Source code of charts:
__________________________________________________

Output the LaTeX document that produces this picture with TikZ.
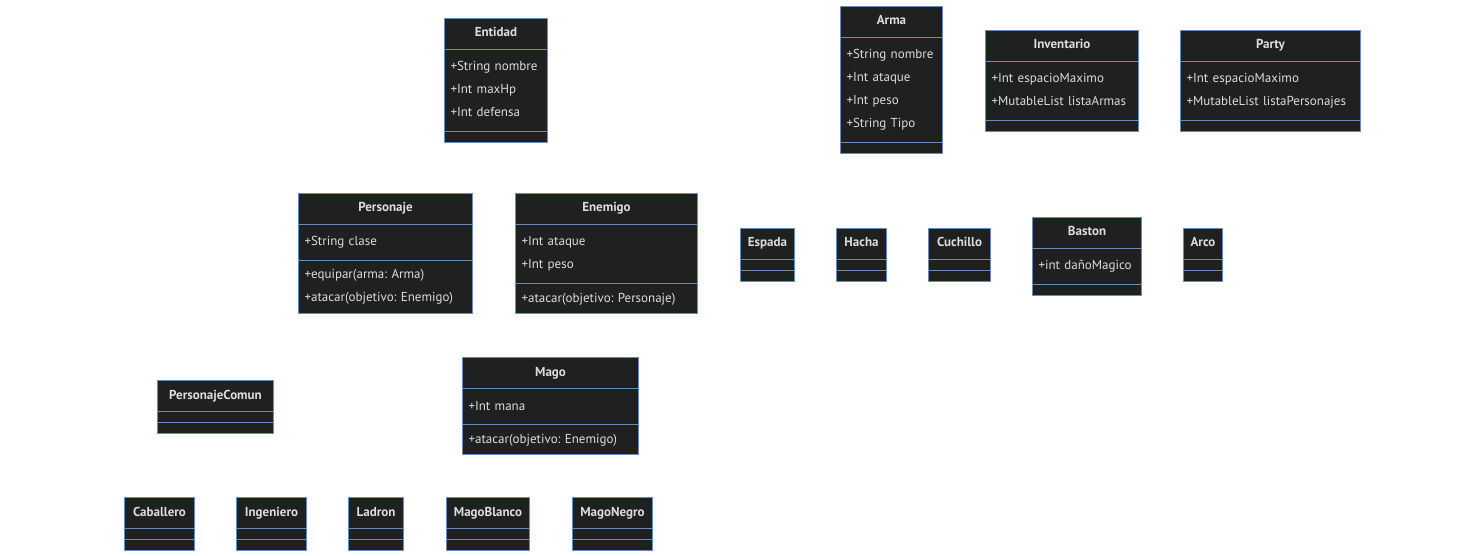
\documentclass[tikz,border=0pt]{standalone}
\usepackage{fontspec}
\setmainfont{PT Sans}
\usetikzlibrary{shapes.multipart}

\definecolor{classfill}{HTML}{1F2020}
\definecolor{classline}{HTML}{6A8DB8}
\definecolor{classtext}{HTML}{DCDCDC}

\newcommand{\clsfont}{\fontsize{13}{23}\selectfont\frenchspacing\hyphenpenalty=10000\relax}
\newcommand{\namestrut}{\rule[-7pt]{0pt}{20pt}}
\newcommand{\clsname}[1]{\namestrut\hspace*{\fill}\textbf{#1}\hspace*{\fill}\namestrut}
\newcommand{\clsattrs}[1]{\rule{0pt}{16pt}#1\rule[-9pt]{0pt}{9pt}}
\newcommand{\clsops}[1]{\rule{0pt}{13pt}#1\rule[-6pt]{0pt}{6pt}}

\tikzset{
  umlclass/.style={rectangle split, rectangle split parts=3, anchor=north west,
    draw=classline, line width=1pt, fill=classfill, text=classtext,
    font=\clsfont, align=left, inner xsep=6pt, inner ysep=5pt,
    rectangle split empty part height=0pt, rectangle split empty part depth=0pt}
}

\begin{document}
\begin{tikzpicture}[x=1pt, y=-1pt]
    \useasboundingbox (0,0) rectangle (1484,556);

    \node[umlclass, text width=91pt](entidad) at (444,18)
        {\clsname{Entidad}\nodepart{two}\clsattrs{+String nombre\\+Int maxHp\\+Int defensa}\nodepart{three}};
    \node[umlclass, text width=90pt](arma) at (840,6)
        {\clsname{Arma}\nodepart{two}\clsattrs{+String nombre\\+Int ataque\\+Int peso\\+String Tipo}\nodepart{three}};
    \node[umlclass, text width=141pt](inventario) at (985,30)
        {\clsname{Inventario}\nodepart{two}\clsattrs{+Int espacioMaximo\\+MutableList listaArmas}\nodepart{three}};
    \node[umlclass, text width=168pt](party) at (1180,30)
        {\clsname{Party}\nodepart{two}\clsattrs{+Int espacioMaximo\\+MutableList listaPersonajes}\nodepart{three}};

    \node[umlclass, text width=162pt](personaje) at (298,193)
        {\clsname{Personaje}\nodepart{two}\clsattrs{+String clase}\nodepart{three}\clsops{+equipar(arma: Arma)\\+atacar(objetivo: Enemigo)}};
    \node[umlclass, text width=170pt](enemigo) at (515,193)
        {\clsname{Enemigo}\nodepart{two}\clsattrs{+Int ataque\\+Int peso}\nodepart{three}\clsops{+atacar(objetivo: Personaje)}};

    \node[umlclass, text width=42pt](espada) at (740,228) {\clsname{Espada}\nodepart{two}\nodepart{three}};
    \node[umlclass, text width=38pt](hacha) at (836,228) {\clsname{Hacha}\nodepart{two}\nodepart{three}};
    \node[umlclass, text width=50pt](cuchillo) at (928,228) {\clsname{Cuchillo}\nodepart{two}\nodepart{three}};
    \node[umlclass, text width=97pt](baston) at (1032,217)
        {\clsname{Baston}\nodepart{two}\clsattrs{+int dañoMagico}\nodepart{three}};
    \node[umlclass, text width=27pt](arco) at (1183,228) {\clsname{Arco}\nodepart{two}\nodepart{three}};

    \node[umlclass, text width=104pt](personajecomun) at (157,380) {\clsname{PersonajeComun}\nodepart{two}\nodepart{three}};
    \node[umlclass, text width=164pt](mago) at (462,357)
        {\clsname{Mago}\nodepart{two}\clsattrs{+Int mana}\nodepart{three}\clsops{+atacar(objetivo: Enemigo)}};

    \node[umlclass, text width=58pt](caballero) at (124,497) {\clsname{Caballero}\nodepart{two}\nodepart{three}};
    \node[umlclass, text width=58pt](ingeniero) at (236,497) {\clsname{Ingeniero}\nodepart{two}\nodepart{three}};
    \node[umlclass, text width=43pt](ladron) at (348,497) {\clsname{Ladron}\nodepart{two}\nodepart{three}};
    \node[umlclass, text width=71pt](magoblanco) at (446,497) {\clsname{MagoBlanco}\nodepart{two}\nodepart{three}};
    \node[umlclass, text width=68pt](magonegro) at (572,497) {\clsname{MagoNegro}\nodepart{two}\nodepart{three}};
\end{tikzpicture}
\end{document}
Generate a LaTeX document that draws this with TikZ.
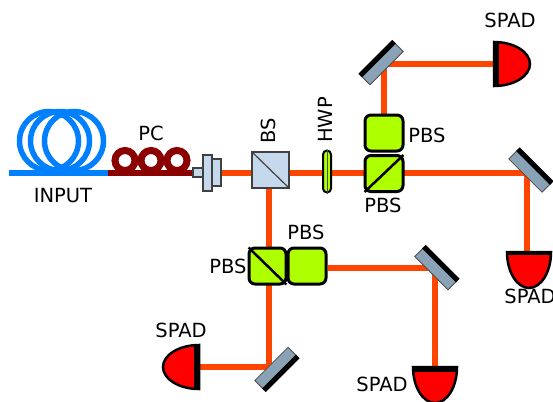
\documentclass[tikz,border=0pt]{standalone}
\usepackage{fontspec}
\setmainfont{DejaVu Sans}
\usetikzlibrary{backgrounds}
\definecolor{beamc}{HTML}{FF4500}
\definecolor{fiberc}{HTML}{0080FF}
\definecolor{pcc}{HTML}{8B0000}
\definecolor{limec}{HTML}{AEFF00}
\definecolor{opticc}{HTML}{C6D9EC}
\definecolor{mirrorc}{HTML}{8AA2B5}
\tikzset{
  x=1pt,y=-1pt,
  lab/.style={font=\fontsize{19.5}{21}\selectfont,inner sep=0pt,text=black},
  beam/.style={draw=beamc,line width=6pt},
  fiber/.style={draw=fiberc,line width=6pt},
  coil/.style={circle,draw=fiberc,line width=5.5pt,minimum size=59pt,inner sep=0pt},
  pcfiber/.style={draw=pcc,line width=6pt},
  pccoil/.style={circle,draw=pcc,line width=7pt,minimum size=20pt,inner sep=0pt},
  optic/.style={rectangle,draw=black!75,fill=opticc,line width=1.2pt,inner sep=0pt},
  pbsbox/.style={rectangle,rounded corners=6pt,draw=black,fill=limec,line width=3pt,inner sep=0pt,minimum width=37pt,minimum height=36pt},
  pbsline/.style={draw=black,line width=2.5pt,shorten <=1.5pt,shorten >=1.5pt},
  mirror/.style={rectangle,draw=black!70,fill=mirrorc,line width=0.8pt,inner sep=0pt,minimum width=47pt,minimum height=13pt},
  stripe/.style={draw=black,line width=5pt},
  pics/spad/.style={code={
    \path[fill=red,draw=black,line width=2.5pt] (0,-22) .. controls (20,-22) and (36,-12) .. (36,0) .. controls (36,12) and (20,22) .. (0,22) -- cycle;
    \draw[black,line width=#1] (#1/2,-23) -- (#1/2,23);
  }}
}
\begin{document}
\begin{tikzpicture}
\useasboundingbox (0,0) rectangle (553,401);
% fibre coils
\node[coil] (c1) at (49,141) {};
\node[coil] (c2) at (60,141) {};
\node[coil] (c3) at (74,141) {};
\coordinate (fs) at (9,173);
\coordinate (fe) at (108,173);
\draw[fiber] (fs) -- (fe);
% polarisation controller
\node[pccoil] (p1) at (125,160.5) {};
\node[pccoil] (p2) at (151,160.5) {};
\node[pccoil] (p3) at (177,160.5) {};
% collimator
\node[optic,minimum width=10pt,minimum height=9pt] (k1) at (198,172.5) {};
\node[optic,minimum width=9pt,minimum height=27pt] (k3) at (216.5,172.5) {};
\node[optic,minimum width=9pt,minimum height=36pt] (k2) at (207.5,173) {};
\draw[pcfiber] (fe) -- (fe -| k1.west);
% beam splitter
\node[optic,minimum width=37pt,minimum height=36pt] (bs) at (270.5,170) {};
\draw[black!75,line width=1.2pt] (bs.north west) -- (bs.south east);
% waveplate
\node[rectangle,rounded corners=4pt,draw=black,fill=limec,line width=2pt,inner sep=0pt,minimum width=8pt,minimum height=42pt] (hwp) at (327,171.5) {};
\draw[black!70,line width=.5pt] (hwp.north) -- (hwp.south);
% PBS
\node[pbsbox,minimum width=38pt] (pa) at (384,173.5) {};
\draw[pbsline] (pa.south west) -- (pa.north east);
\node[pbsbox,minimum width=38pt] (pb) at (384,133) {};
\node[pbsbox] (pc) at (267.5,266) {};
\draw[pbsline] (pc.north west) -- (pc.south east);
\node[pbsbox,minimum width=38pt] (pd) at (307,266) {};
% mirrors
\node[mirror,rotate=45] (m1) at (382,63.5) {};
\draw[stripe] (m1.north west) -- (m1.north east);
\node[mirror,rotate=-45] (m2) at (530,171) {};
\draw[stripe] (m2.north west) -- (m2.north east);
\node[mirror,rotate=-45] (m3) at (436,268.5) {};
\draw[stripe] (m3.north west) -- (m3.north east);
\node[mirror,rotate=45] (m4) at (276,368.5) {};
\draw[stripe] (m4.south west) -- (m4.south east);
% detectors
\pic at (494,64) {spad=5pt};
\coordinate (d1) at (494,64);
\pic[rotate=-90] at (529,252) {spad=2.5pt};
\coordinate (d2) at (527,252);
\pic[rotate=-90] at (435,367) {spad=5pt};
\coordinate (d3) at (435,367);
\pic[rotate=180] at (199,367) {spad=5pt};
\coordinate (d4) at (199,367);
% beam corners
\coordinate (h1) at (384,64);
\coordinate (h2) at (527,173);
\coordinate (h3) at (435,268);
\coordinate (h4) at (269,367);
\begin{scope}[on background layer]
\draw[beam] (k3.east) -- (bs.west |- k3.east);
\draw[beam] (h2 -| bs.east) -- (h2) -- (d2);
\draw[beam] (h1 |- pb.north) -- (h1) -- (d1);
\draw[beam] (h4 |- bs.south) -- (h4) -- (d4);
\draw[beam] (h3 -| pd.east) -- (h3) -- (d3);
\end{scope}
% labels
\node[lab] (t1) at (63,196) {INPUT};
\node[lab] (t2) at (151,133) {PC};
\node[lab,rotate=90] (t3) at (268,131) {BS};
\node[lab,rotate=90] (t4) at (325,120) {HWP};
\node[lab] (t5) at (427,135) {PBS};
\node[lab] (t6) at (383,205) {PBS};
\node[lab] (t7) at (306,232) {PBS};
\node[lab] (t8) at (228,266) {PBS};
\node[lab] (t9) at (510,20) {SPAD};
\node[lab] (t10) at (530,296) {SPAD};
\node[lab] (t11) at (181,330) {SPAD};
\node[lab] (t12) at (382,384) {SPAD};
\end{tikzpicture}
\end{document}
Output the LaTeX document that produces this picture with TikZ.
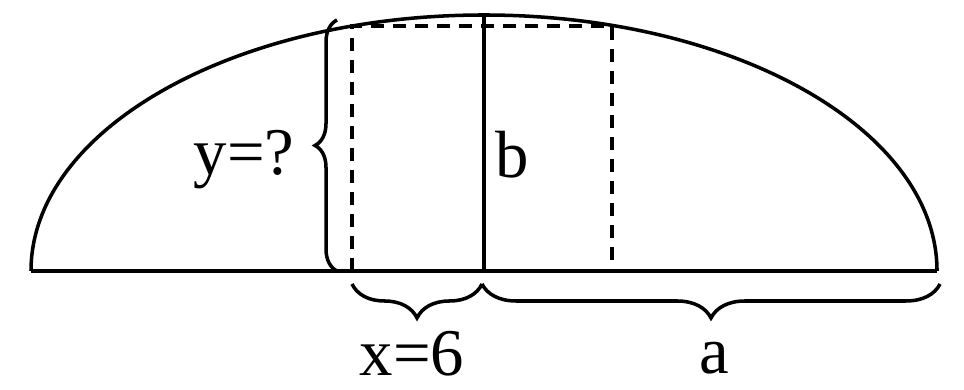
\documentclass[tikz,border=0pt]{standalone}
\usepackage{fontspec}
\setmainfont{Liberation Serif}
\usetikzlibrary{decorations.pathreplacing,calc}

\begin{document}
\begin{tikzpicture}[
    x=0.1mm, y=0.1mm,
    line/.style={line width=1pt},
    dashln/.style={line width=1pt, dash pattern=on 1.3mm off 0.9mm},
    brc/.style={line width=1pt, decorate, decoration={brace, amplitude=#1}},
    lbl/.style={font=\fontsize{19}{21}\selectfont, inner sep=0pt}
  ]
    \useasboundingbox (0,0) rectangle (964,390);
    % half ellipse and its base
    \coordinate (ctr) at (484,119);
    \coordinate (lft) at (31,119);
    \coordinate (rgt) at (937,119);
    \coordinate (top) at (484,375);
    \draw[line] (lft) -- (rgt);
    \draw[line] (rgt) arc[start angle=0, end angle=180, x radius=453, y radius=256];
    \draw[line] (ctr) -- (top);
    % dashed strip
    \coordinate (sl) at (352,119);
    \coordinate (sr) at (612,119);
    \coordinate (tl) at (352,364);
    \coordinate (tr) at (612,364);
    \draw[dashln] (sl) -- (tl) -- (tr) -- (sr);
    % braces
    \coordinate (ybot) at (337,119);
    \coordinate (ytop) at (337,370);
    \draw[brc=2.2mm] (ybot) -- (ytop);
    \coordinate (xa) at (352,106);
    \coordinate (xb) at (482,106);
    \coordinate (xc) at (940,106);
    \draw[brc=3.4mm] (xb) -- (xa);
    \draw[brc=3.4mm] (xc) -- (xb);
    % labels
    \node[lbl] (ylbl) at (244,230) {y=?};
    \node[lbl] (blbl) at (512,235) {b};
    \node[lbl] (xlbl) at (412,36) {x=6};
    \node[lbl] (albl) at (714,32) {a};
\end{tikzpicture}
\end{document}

__________________________________________________

GOAL: From the first line above through the line containing "(0,0) rectangle (1484,556);", copy everything exactly, without the pictures.

ANSWER TO THE PROBLEM:
Output the LaTeX document that produces this picture with TikZ.
\documentclass[tikz,border=0pt]{standalone}
\usepackage{fontspec}
\setmainfont{PT Sans}
\usetikzlibrary{shapes.multipart}

\definecolor{classfill}{HTML}{1F2020}
\definecolor{classline}{HTML}{6A8DB8}
\definecolor{classtext}{HTML}{DCDCDC}

\newcommand{\clsfont}{\fontsize{13}{23}\selectfont\frenchspacing\hyphenpenalty=10000\relax}
\newcommand{\namestrut}{\rule[-7pt]{0pt}{20pt}}
\newcommand{\clsname}[1]{\namestrut\hspace*{\fill}\textbf{#1}\hspace*{\fill}\namestrut}
\newcommand{\clsattrs}[1]{\rule{0pt}{16pt}#1\rule[-9pt]{0pt}{9pt}}
\newcommand{\clsops}[1]{\rule{0pt}{13pt}#1\rule[-6pt]{0pt}{6pt}}

\tikzset{
  umlclass/.style={rectangle split, rectangle split parts=3, anchor=north west,
    draw=classline, line width=1pt, fill=classfill, text=classtext,
    font=\clsfont, align=left, inner xsep=6pt, inner ysep=5pt,
    rectangle split empty part height=0pt, rectangle split empty part depth=0pt}
}

\begin{document}
\begin{tikzpicture}[x=1pt, y=-1pt]
    \useasboundingbox (0,0) rectangle (1484,556);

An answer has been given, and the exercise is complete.